Local knife maker enjoys working with hands, crafting functional art

A knife is a utilitarian object. You can use one to cut an apple, filet a fish, whittle a sculpture, or remove a splinter. For Dennis Conkey, a New York native and longtime St. Augustine resident, he hopes that the beautiful and functional knives he makes will be put to use. 


“It’s a tool,” the 59-year-old says. “I don’t make art knives. I make working knives. I want them to be used in the kitchen and for tons of other things.” 

Born in Poughkeepsie, a city in the Hudson Valley between Manhattan and Albany, Conkey has always been fascinated with the way things work. Perhaps a curiosity that stems from growing up the son of an electrical engineer. 

When Conkey’s father retired from IBM, his parents moved to St. Augustine. Conkey followed south in 1981. He worked as a mechanic for over 20 years and then spent 10 more years in marine metalworking. 

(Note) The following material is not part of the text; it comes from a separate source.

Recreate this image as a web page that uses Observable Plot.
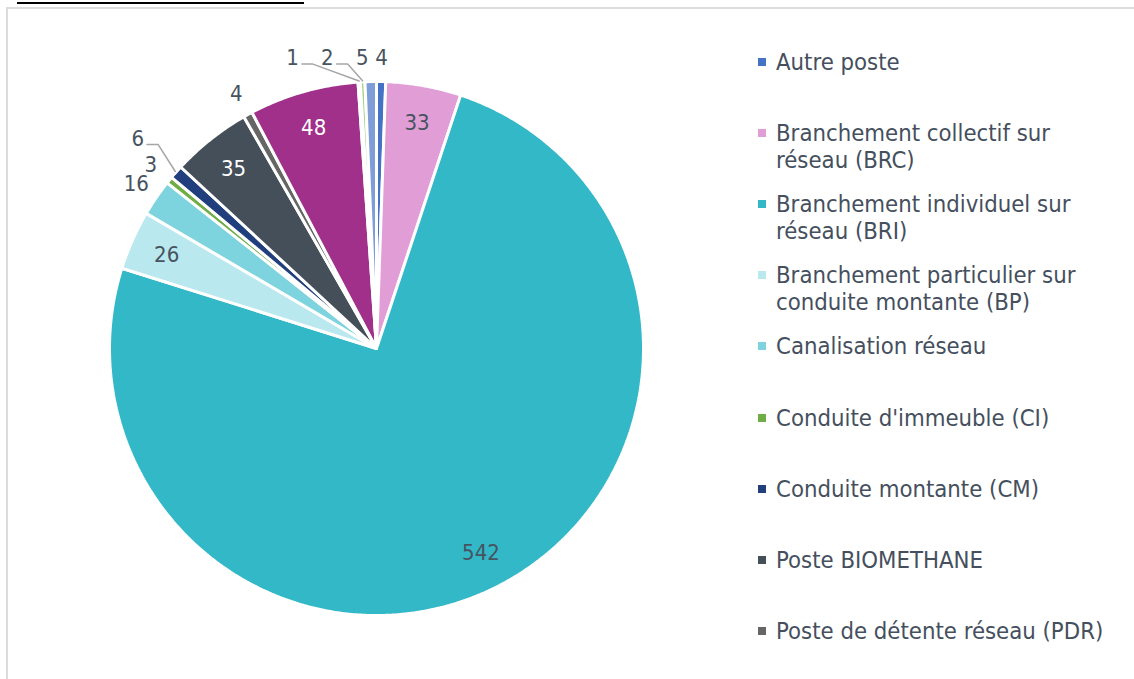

“I got really, really tired of it,” he admits. “It’s a hard way to make a living. Eventually, the economy tanked and nobody wanted the skills I had.” 

About five years ago, Conkey, who now spends most of his time taking care of his 93-year-old mother, got into knife making. It wasn’t as much a conscious decision as it was the universe providing a way for him to pass the time between doctor visits and running errands with his mom. 

“I’ve always had a thing for metal,” Conkey explains. “I started doing a little blacksmithing — making a forge for myself — and decided to try and make a knife for my son. I went down to see Dan Holiday, a leatherworker in town, to talk about different leathers, and he said, ‘You need to go talk to John about this.’” 

John Bouvier, the owner of Bouvier Maps and Prints on Aviles Street, became an instant mentor and good friend — guiding Conkey to read, study and if nothing else, be persistent. 

“I’m pretty much self-taught,” Conkey says. 

He estimates that he has made around 150 knives over the past five years. 

“It’s my passion. When I sell a knife, I just start thinking about the next one that I’ll make. I’m not motivated by money.” 

Conkey says he doesn’t get a lot of time to himself, but for the past three years he has made it up to Atlanta for Blade Show — the world’s largest gathering of knife enthusiasts. 

“You’ve got this huge arena with all of these like-minded people that you get to talk to,” he says. “It’s so cool to see all of these vendors in one place.” 

Over the past few years, Conkey has invested in his work by buying a grinding machine and learning how to work with different types of metal including carbon steel and Damascus — a type of steel that was used centuries ago for manufacturing sword blades in the Middle East. 

He buys his metal from a purveyor in New Jersey and exotic woods and alumilite resins for his handles from a guy in Georgia. Relying mostly on custom orders and selling finished pieces at Bouvier Maps & Prints, Conkey’s work ranges from paring and prep knives to cleavers and hunting blades — costing around $100 and up. 

“I’ve always worked with my hands,” he says. “That’s what I’m good at.”